As origens familiares e o meio envolvente são determinantes para a
atitude em adulto perante a vida?
Quando as pessoas nascem em meio
agreste em que contam só consigo próprias e com o meio familiar e a
vizinhança para sobreviver, a conceção do mundo é, à partida, de
muita versatilidade, adaptabilidade e de socorrer-se de todos os
recursos disponíveis para atingir resultados maiores. É uma espécie
de sina para a vida.
Dispenso meios sofisticados,
procuro fazer uso de ferramentas simples, de forma a obter
resultados melhores. A receita que norteia o meu dia a dia é
sobriedade, noção das proporções e tentativa de respostas simples a
questões complexas.
Não quero ser muito pretensioso ao
dizer isto, mas acredite que não preciso de muitos recursos para
viver o meu dia a dia e desenvolver a minha atividade profissional.
Em termos alimentares sou do mais simples que possa existir, o
vestuário é o essencial, obviamente respeitando o formalismo que a
minha presença na TV obriga.
A vida ensinou-me que soluções
muito complexas e elaboradas escondem interesses secundários e
agendas paralelas. Grandes problemas, soluções simples, posso dizer
que é o meu lema, o meu modelo de vida. Se acharem que está correto
e for o meu modelo para outros, ótimo. Não o quero é impor a
ninguém.
Falou do
modo de vida. Esta crise vai tornar os portugueses mais frugais,
nomeadamente nos atos de consumo?
Já tornou.
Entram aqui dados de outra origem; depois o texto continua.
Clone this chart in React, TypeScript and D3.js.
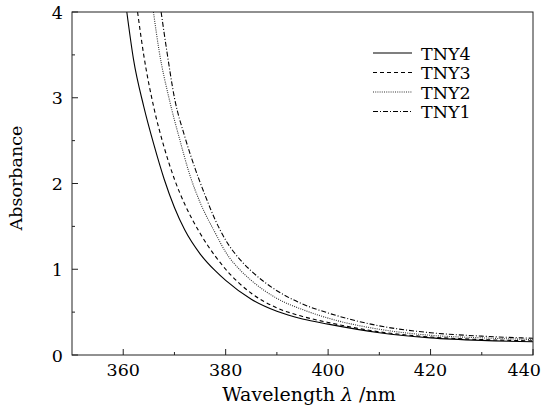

E ainda bem. Sabe o que
lhe digo? Não era só a nossa dívida pública e a nossa dependência
externa, através da importação de tudo e mais alguma coisa, que
começaram a mudar o nosso rumo para um plano inclinado. Foram
também as chamadas «lojas gourmet», os ginásios para pura
ostentação, as refeições de cozinha de autor, sofisticada e
caríssima. Estes negócios não têm que existir. Correspondem a um
gasto de recursos que nós não temos para sustentar esse nível de
vida. E quem abandonar este negócio não tem outra solução que não
seja procurar empregos mais sustentáveis.